Available data:
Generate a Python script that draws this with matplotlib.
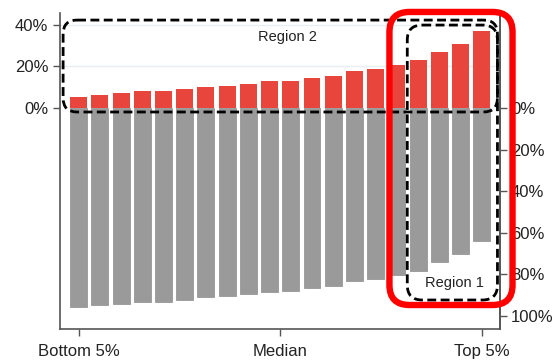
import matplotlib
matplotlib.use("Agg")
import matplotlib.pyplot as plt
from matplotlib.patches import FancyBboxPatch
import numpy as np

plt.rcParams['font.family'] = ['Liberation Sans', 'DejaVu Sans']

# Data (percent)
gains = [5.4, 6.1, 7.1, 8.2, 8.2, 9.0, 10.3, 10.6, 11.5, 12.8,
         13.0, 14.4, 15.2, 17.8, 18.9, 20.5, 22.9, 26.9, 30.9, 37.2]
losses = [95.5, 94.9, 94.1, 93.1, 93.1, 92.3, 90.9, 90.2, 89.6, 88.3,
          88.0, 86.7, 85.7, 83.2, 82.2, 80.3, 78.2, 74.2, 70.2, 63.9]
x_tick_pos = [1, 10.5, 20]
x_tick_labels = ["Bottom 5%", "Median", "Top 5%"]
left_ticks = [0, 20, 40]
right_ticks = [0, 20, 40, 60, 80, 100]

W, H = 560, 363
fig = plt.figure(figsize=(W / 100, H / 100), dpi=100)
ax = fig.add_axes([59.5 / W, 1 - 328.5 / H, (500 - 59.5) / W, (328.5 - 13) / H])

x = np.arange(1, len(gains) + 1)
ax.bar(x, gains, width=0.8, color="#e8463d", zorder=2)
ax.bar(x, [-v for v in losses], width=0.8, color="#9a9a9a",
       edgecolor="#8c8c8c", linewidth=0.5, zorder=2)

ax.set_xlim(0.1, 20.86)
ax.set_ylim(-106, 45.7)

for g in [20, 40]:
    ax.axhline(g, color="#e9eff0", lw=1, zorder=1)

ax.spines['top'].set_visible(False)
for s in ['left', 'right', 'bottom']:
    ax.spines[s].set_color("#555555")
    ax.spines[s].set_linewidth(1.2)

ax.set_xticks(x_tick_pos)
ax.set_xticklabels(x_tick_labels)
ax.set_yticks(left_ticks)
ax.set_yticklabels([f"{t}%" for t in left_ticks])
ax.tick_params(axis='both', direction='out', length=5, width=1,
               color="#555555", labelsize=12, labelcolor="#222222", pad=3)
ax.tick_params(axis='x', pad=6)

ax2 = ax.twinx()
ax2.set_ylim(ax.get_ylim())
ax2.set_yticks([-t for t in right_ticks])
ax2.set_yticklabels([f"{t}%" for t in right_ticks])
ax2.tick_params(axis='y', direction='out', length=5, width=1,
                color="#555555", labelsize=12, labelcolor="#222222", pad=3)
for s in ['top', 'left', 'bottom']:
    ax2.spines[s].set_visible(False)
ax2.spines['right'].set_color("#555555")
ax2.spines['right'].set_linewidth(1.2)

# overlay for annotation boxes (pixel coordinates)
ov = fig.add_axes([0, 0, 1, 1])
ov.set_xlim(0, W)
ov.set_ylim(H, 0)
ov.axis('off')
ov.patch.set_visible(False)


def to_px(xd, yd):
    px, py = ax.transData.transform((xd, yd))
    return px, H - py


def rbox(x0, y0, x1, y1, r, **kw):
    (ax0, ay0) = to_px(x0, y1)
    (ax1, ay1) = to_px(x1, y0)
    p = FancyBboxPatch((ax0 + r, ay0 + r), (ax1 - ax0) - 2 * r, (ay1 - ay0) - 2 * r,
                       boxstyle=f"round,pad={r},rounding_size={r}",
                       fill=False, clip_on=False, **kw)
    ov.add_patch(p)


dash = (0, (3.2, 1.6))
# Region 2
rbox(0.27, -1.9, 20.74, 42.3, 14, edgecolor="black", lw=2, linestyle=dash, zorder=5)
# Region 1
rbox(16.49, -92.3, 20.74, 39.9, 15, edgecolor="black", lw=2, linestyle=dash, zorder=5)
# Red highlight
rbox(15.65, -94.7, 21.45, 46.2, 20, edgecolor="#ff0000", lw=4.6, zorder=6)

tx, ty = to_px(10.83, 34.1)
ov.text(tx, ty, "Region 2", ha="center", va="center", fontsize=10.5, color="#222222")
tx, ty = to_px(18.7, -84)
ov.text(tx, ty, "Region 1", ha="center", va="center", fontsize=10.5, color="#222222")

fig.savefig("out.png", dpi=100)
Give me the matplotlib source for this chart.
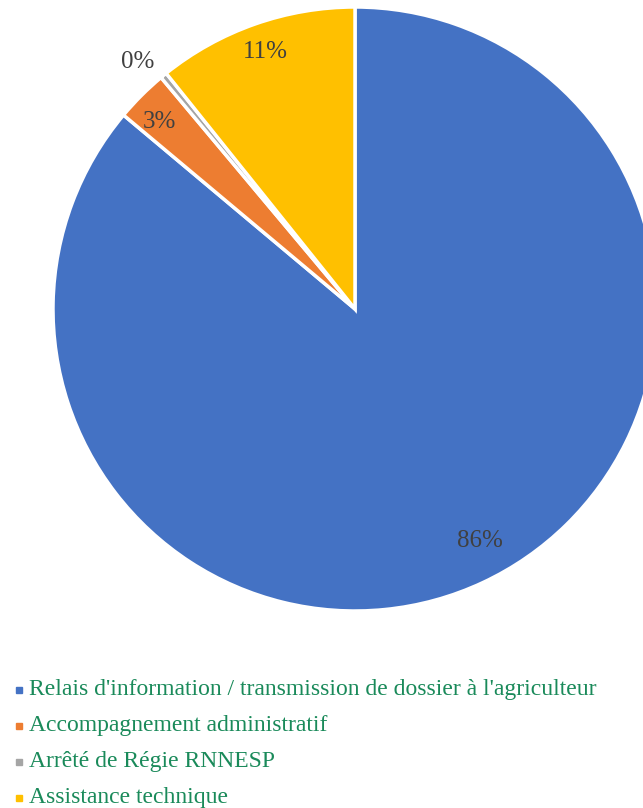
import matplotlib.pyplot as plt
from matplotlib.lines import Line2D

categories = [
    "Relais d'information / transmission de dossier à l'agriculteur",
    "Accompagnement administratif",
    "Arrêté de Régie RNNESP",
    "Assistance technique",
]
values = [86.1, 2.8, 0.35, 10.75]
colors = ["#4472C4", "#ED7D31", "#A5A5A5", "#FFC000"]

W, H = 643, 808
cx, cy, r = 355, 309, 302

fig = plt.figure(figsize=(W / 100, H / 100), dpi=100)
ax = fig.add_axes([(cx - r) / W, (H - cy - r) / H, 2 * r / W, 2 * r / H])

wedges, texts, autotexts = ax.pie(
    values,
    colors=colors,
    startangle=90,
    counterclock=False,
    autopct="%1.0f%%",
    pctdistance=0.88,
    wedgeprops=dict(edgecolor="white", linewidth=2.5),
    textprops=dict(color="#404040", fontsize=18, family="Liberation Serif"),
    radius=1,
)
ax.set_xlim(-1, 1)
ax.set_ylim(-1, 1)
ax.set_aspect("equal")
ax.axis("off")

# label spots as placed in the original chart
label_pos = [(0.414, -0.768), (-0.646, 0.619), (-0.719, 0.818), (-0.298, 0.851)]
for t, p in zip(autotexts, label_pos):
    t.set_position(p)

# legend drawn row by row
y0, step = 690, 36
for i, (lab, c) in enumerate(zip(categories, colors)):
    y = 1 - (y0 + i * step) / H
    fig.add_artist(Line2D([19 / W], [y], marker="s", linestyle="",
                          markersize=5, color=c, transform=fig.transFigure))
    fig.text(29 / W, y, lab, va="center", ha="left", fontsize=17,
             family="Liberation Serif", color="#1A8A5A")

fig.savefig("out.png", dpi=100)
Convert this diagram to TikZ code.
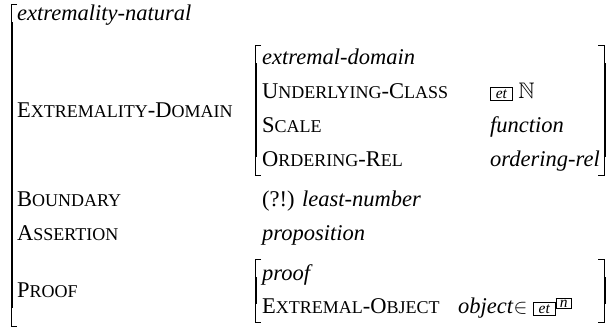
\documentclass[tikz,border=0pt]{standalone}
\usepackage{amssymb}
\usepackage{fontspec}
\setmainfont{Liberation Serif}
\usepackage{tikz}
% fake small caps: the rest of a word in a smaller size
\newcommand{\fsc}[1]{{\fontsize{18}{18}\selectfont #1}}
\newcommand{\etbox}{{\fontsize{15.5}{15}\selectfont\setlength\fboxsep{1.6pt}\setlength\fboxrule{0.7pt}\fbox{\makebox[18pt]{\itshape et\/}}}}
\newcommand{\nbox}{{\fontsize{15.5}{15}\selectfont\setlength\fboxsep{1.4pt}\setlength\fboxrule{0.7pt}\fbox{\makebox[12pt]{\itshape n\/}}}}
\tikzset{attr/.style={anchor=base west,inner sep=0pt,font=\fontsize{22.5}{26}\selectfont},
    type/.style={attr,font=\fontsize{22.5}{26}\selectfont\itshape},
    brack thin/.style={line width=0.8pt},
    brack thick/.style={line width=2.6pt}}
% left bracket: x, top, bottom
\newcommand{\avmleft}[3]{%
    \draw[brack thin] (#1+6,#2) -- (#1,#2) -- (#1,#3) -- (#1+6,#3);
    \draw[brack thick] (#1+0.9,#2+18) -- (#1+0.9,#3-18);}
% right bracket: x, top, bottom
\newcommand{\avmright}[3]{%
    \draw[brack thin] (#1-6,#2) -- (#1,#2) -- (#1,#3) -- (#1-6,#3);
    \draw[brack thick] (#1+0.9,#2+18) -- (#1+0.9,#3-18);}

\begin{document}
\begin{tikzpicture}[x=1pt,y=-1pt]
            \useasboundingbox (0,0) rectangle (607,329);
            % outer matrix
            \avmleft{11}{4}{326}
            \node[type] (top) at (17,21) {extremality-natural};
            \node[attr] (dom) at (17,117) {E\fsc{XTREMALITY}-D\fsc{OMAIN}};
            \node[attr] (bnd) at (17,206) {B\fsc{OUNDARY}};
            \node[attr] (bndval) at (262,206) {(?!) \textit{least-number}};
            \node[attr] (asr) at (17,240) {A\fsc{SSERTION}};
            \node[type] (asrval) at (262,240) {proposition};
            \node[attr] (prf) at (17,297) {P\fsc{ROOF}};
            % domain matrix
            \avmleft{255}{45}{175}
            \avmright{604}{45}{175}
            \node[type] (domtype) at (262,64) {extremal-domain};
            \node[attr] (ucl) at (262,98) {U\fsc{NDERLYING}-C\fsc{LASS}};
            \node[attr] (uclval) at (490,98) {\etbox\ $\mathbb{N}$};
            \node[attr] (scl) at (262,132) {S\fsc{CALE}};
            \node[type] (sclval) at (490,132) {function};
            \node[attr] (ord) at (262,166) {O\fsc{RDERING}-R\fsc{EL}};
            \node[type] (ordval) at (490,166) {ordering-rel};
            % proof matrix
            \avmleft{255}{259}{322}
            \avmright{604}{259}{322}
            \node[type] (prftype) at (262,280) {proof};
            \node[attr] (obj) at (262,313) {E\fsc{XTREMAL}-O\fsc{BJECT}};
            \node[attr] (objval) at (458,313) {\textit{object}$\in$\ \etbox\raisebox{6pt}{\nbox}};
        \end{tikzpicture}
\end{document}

What is needed: Everything above from the line with "Give me the matplotlib source for this chart." through the line with "ax = fig.add_axes([(cx" should be retyped exactly, and nothing else; omit pictures.

Written answer:
Give me the matplotlib source for this chart.
import matplotlib.pyplot as plt
from matplotlib.lines import Line2D

categories = [
    "Relais d'information / transmission de dossier à l'agriculteur",
    "Accompagnement administratif",
    "Arrêté de Régie RNNESP",
    "Assistance technique",
]
values = [86.1, 2.8, 0.35, 10.75]
colors = ["#4472C4", "#ED7D31", "#A5A5A5", "#FFC000"]

W, H = 643, 808
cx, cy, r = 355, 309, 302

fig = plt.figure(figsize=(W / 100, H / 100), dpi=100)
ax = fig.add_axes([(cx - r) / W, (H - cy - r) / H, 2 * r / W, 2 * r / H])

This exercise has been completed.